Wall Street rallies for second session
POSTED: Tuesday, December 09, 2008
NEW YORK » The stock market showed renewed confidence yesterday, extending its rally and lifting the Dow Jones industrials to their highest level in a month following President-elect Barack Obama's promise to increase infrastructure spending to lift the economy.
The Dow advanced nearly 300 points, gaining 560 points in the last two sessions to extend a period of relative tranquility on Wall Street. The Dow and the Standard & Poor's 500 have risen in nine out of 11 sessions with investors absorbing bad economic news without signs of the panic that rocked the market for much of the fall.
The Dow rose 298.76, or 3.46 percent, to 8,934.18, its highest close since it finished at 8,943.81 on Nov. 7. The blue-chip index, which added 259 points on Friday, is now up for December.
Broader indexes also rose. The Standard & Poor's 500 index advanced 33.63, or 3.84 percent, to 909.70; and the Nasdaq composite index jumped 62.43, or 4.14 percent, to 1,571.74.
The Russell 2000 index of smaller stocks rose 20.29, or 4.40 percent, to 481.38.
Obama's plan calls for the largest U.S. public works program since the creation of the interstate highway system a half-century ago. That could bolster the economy by putting thousands of people to work building schools and other construction projects.
His weekend announcement lifted a range of companies, from machinery makers to materials producers. Alcoa Inc., the world's third-largest aluminum producer, surged 18 percent on the news; while heavy-equipment maker Caterpillar Inc. jumped 11 percent.
The White House said yesterday that it was “;very likely”; to strike an agreement with Congress on funneling money to General Motors Corp., Chrysler LLC and Ford Motor Co. The package is expected to total about $15 billion.
GM rose 85 cents, or 21 percent, to $4.93, while Ford rose 66 cents, or 24.2 percent, to $3.38. Chrysler isn't publicly traded.
Bond prices fell as investors put money back into stocks. The yield on the benchmark 10-year Treasury note, which moves opposite its price, rose to 2.74 percent from 2.70 percent late Friday.
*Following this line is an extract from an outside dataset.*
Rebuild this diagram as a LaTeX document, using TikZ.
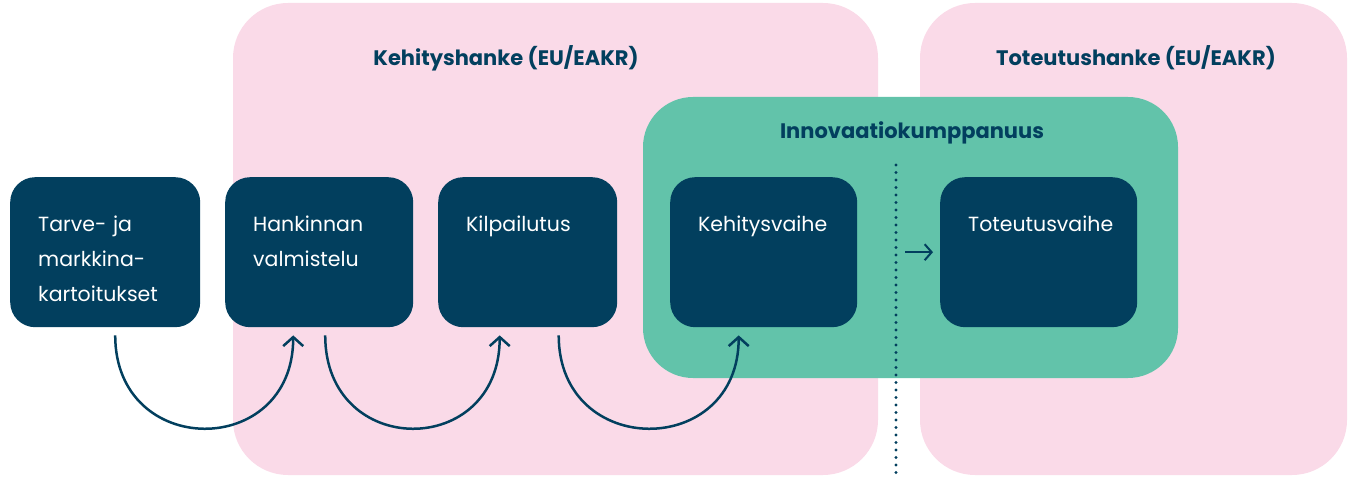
\documentclass[tikz,border=0pt]{standalone}
\usepackage{fontspec}
\setmainfont{Poppins}
\usetikzlibrary{arrows.meta}
\definecolor{navy}{HTML}{023F5E}
\definecolor{hankepink}{HTML}{FADAE8}
\definecolor{kumppgreen}{HTML}{62C3AA}

\begin{document}
\begin{tikzpicture}[x=1pt,y=1pt,
    phase/.style={fill=navy, text=white, rounded corners=25pt, anchor=north west,
      align=left, inner xsep=28pt, inner ysep=0pt, text height=54pt, text depth=96pt,
      font=\fontsize{20.5}{35}\selectfont},
    hanketitle/.style={text=navy, font=\fontsize{21}{24}\selectfont\bfseries},
    flow/.style={navy, line width=2.5pt, -{Straight Barb[length=9pt,width=20pt]}}]
    \useasboundingbox (0,0) rectangle (1349,477);
    % projects
    \fill[hankepink, rounded corners=55pt] (233,2) rectangle (878,474);
    \fill[hankepink, rounded corners=55pt] (920,2) rectangle (1347,474);
    \node[hanketitle] (kehhanke) at (506,419) {Kehityshanke (EU/EAKR)};
    \node[hanketitle] (tothanke) at (1136,419) {Toteutushanke (EU/EAKR)};
    % partnership
    \fill[kumppgreen, rounded corners=50pt] (643,99) rectangle (1178,380);
    \node[hanketitle] (kumpp) at (912,344) {Innovaatiokumppanuus};
    \draw[navy, line width=3.2pt, line cap=round, dash pattern=on 0pt off 7.5pt] (896,312) -- (896,0);
    % phases
    \node[phase, text width=134pt] (tarve) at (10,300) {Tarve- ja\\markkina-\\kartoitukset};
    \node[phase, text width=132pt] (hank) at (225,300) {Hankinnan\\valmistelu};
    \node[phase, text width=123pt] (kilp) at (438,300) {Kilpailutus};
    \node[phase, text width=131pt] (kehv) at (670,300) {Kehitysvaihe};
    \node[phase, text width=141pt] (totv) at (940,300) {Toteutusvaihe};
    % arrows
    \draw[flow] ([shift={(10,-8)}]tarve.south) .. controls +(0,-124) and +(0,-124) .. ([shift={(-26,-8)}]hank.south);
    \draw[flow] ([shift={(6,-8)}]hank.south) .. controls +(0,-124) and +(0,-124) .. ([shift={(-28,-8)}]kilp.south);
    \draw[flow] ([shift={(31,-8)}]kilp.south) .. controls +(0,-124) and +(0,-124) .. ([shift={(-25,-8)}]kehv.south);
    \draw[navy, line width=2pt, -{Straight Barb[length=7pt,width=16pt]}] ([xshift=-35]totv.west) -- ([xshift=-7]totv.west);
\end{tikzpicture}
\end{document}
The yield on the three-month T-bill, considered one of the safest investments, was unchanged at 0.01 percent, still indicating a high degree of investor uneasiness.
The dollar was mixed against other major currencies, while gold prices rose.
Dow Chemical Co. said yesterday it will slash 5,000 full-time jobs - about 11 percent of its total work force - close 20 plants and sell several businesses to rein in costs amid the economic recession.
Light, sweet crude rose $2.90 to settle at $43.71 a barrel on the New York Mercantile Exchange.
Stocks that rose outpaced those that fell by about 4 to 1 on the New York Stock Exchange, where consolidated volume came to 6.42 billion shares compared with 6.03 billion shares traded Friday.